So, how can I edit the sentence while leaving the information and conclusions intact?
I don't often do jobs across the bay. One reason for this is that ferry stewards and M-line attendants might remember seeing me. I'm pretty hard to spot when I work in the middle of Ortassi. 
This is the simplest edit. It breaks the sentence into thirds and sets its information out to the audience straight, no mixers. With rare exceptions, I just don't write this way. It grates on me and I don't think it communicates nuance the way that something with more style does. Her ego about her abilities shines out in the first edit in an indefinable way that I don't think it does in this edit. You'll notice where I struck through six words that I wrote initially, but didn't need.

Take three:
Most of my jobs take place in the city, so I'm used to passing through Ortassi unnoticed. Going across the bay means encountering ferry stewards, who don't see many people come and go at night. M-line attendants, too, tend to remember seeing you get off at the last stop. 
This is better, stylistically more like me. The similar sounds in "passing/Ortassi" and "attendants/tend" would mean more revision for me, along with the use of the second person in the last part of the last sentence, but other writers would prefer this sort of rhymeish syntax and the genial feeling the reader gets from "you". There's also "see" in two successive sentences. I wouldn't leave it this way, but this is an example.

Take four:
Crossing the bay for my work is unusual. The ferry doesn't see a lot of night passengers, so I might stick in a steward's memory more easily, a problem for someone in my profession. Most frequently I take jobs in the city, and don't encounter too many people who'd remember me for more than a few moments as I flit by in the dark. 
This one is passable, but too wordy and not emotionally nuanced at all. It sets its information forth in an obvious way, which is an advantage for some writers, but not always for me. There are also several simplistic modifiers, like "too" and "more" and "many", which sometimes means I need to break out the thesaurus to say what I really mean, or (as in this case) I'm writing lazily, rather than taking trouble to find the right flow. This version I would strike completely and rewrite rather than trying to cut and paste the pieces together a different way.
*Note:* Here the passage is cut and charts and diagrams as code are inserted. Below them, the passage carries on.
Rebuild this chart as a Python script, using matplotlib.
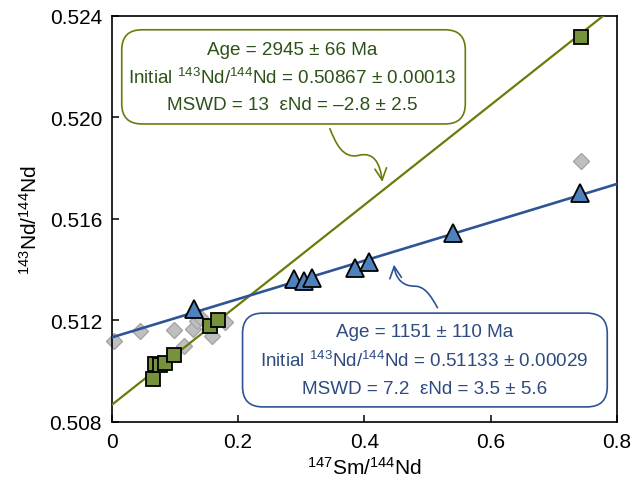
import matplotlib
matplotlib.use("Agg")
import matplotlib.pyplot as plt
from matplotlib.patches import FancyBboxPatch, FancyArrowPatch
from matplotlib.path import Path
from matplotlib.ticker import FixedLocator, FixedFormatter

plt.rcParams["font.family"] = ["Liberation Sans", "DejaVu Sans"]
plt.rcParams["mathtext.fontset"] = "custom"
plt.rcParams["mathtext.rm"] = "Liberation Sans"
plt.rcParams["mathtext.it"] = "Liberation Sans:italic"
plt.rcParams["mathtext.bf"] = "Liberation Sans:bold"

# green squares (older isochron)
sq_x = [0.065, 0.068, 0.076, 0.084, 0.098, 0.156, 0.168, 0.744]
sq_y = [0.50971, 0.51027, 0.51024, 0.51031, 0.51064, 0.51178, 0.51200, 0.52318]

# blue triangles (younger isochron)
tri_x = [0.130, 0.288, 0.304, 0.317, 0.385, 0.408, 0.541, 0.742]
tri_y = [0.51246, 0.51365, 0.51354, 0.51369, 0.51408, 0.51431, 0.51543, 0.51702]

# grey diamonds (not used in regression)
dia_x = [0.004, 0.045, 0.099, 0.114, 0.128, 0.135, 0.140, 0.159, 0.180, 0.743]
dia_y = [0.51119, 0.51158, 0.51162, 0.51099, 0.51165, 0.51197, 0.51212, 0.51138, 0.51193, 0.51829]

# isochron fits: intercept, slope
green_fit = (0.50867, 0.0197)
blue_fit = (0.51133, 0.00756)

x_ticks = [0, 0.2, 0.4, 0.6, 0.8]
x_tick_labels = ["0", "0.2", "0.4", "0.6", "0.8"]
y_ticks = [0.508, 0.512, 0.516, 0.520, 0.524]

green_lines = [
    "Age = 2945 ± 66 Ma",
    r"Initial $^{143}$Nd/$^{144}$Nd = 0.50867 ± 0.00013",
    "MSWD = 13  εNd = –2.8 ± 2.5",
]
blue_lines = [
    "Age = 1151 ± 110 Ma",
    r"Initial $^{143}$Nd/$^{144}$Nd = 0.51133 ± 0.00029",
    "MSWD = 7.2  εNd = 3.5 ± 5.6",
]

GREEN_LINE = "#6b7b0b"
GREEN_FILL = "#76923c"
GREEN_TEXT = "#2d5218"
BLUE_LINE = "#2f5496"
BLUE_FILL = "#4f81bd"
BLUE_TEXT = "#2e4a80"


def draw_box(ax, x0, y0, x1, y1, color, lines, xc, ys, text_color):
    aspect = 506 / 406
    box = FancyBboxPatch(
        (x0, y0), x1 - x0, y1 - y0,
        boxstyle="round,pad=0,rounding_size=0.04",
        mutation_aspect=aspect,
        transform=ax.transAxes,
        facecolor="white", edgecolor=color, linewidth=1.2, zorder=6,
    )
    ax.add_patch(box)
    for line, y in zip(lines, ys):
        ax.text(xc, y, line, transform=ax.transAxes, ha="center", va="center",
                fontsize=13.6, color=text_color, zorder=7)


def draw_wavy_arrow(ax, pts, color):
    codes = [Path.MOVETO] + [Path.CURVE4] * (len(pts) - 1)
    arrow = FancyArrowPatch(
        path=Path(pts, codes),
        arrowstyle="->,head_length=0.6,head_width=0.3",
        mutation_scale=14, color=color, linewidth=1.2, zorder=5,
    )
    ax.add_patch(arrow)


def main():
    fig = plt.figure(figsize=(6.33, 4.85), dpi=100)
    ax = fig.add_axes([0.1765, 0.128, 0.798, 0.837])

    ax.plot(dia_x, dia_y, linestyle="none", marker="D", markersize=8.5,
            markerfacecolor="#bfbfbf", markeredgecolor="#a5a5a5",
            markeredgewidth=1.0, zorder=2, clip_on=False)

    xs = [0, 0.8]
    ax.plot(xs, [green_fit[0] + green_fit[1] * x for x in xs],
            color=GREEN_LINE, linewidth=1.6, zorder=3)
    ax.plot(xs, [blue_fit[0] + blue_fit[1] * x for x in xs],
            color=BLUE_LINE, linewidth=1.9, zorder=3)

    ax.plot(sq_x, sq_y, linestyle="none", marker="s", markersize=10.5,
            markerfacecolor=GREEN_FILL, markeredgecolor="black",
            markeredgewidth=1.3, zorder=4, clip_on=False)
    ax.plot(tri_x, tri_y, linestyle="none", marker="^", markersize=12.5,
            markerfacecolor=BLUE_FILL, markeredgecolor="black",
            markeredgewidth=1.3, zorder=4, clip_on=False)

    draw_box(ax, 0.0198, 0.734, 0.700, 0.966, GREEN_LINE, green_lines,
             0.358, [0.918, 0.849, 0.783], GREEN_TEXT)
    draw_box(ax, 0.259, 0.037, 0.981, 0.268, BLUE_LINE, blue_lines,
             0.619, [0.222, 0.153, 0.082], BLUE_TEXT)

    draw_wavy_arrow(ax, [(0.3454, 0.51956), (0.355, 0.5190), (0.365, 0.51835),
                         (0.392, 0.51851), (0.415, 0.51865), (0.425, 0.5182),
                         (0.4286, 0.51746)], GREEN_LINE)
    draw_wavy_arrow(ax, [(0.5159, 0.51250), (0.505, 0.5130), (0.495, 0.51335),
                         (0.480, 0.51335), (0.462, 0.51335), (0.450, 0.5136),
                         (0.4470, 0.51420)], BLUE_LINE)

    ax.set_xlim(0, 0.8)
    ax.set_ylim(0.508, 0.524)
    ax.xaxis.set_major_locator(FixedLocator(x_ticks))
    ax.xaxis.set_major_formatter(FixedFormatter(x_tick_labels))
    ax.set_yticks(y_ticks)
    ax.set_yticklabels([f"{v:.3f}" for v in y_ticks])
    ax.tick_params(direction="in", length=5, width=1.1, labelsize=15, pad=7)
    for spine in ax.spines.values():
        spine.set_linewidth(1.2)

    ax.set_xlabel(r"$^{147}$Sm/$^{144}$Nd", fontsize=15, labelpad=4)
    ax.set_ylabel(r"$^{143}$Nd/$^{144}$Nd", fontsize=15, labelpad=6)

    fig.savefig("out.png", dpi=100)
    plt.close(fig)


if __name__ == "__main__":
    main()
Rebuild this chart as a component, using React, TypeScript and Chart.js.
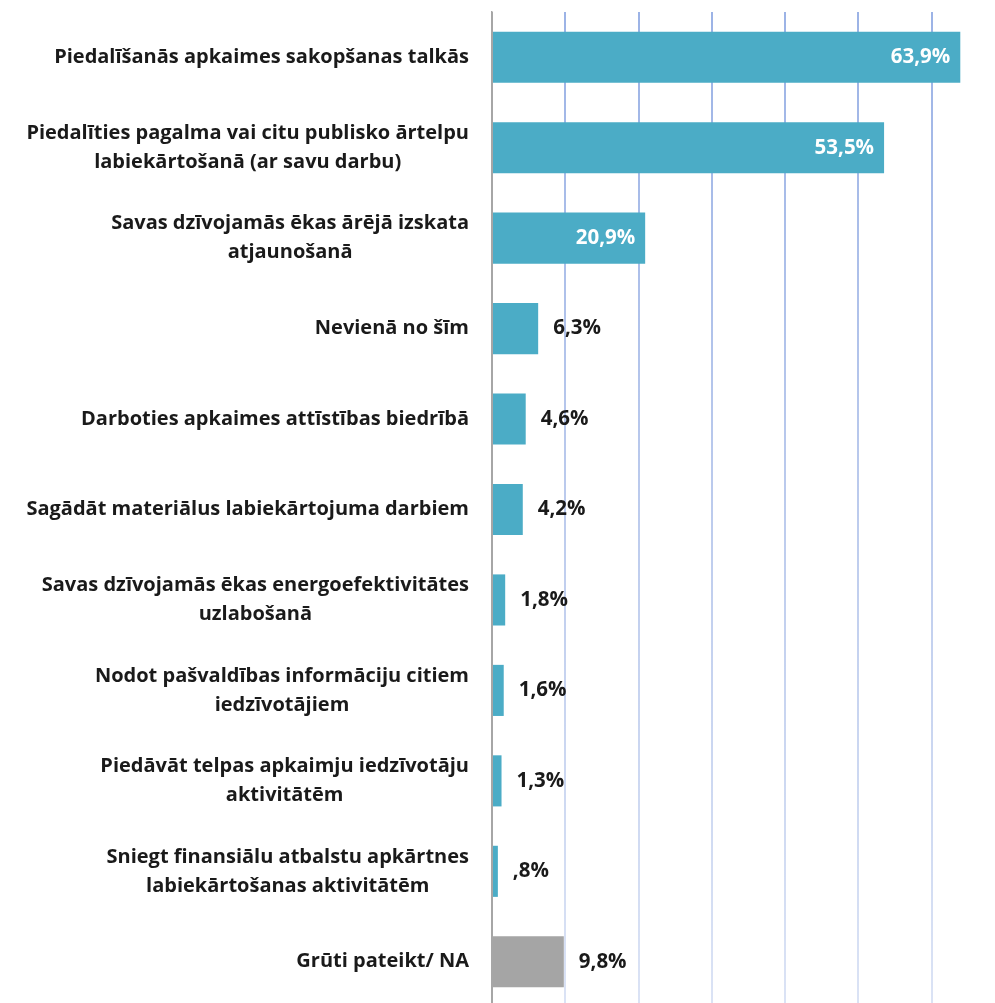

Cutting and pasting and rearranging is what I do in my copy-edit job all day long, and the constant question of "How do I put this a different way?" has helped me to read every single sentence in my fiction with the same question in mind. In the past I might have left a not-quite-right sentence as it was just because I didn't think it could be written in a better way. (That sounds egotistical, but what I mean is that I thought there was no better syntactical arrangement of words in English that would say what I wanted to say, not that no one could ever possibly write a better sentence than me.) My assumption was that if I could write it a better way, I would have written it a better way the first time I wrote it. This is bunk and hogwash, but I can only see it as such after having rearranged so many sentences in the past year that I can't even begin to calculate them.

This is what the sentence originally looked like:

I know the formatting's all fucked up if you're reading this in the blog.
Blogger doesn't have a manual picture sizer, because of reasons, I guess. 

So it hasn't changed much. I forgot while I was drafting that I meant this scene to be in the present tense, and later I changed "someone" to "me" to bring the focus back to the main character. Some might argue that I should revise the sentence so that "do" doesn't appear twice, to remove "being able", and so it's clearer sooner that passing through Ortassi refers to I, not to stewards and attendants. But after considering it, along with the other thousands of sentences in Highbinder, I like it the way it is.

The point of this whole exercise is to explain how copy-editing the work of others has helped me with my own, and the biggest change is that I'm able to discern the point of each sentence upon reading it. If I were a more literary writer, the point would be art; if I were a more straightforward writer, the point would be information. For me the point is to communicate information in a specific way, with a specific mood and feel. Doing so often requires breaking the sentence down to its component information and discovering how to retool its syntax to say exactly what I want, exactly how I want. Interestingly, the flexibility of English grammar means that you can often say the exact same thing, with all the same nuance, in half a dozen different configurations. So sometimes revision entails a lot of this, writing and erasing and trying again in a sense that's little more than carpentry.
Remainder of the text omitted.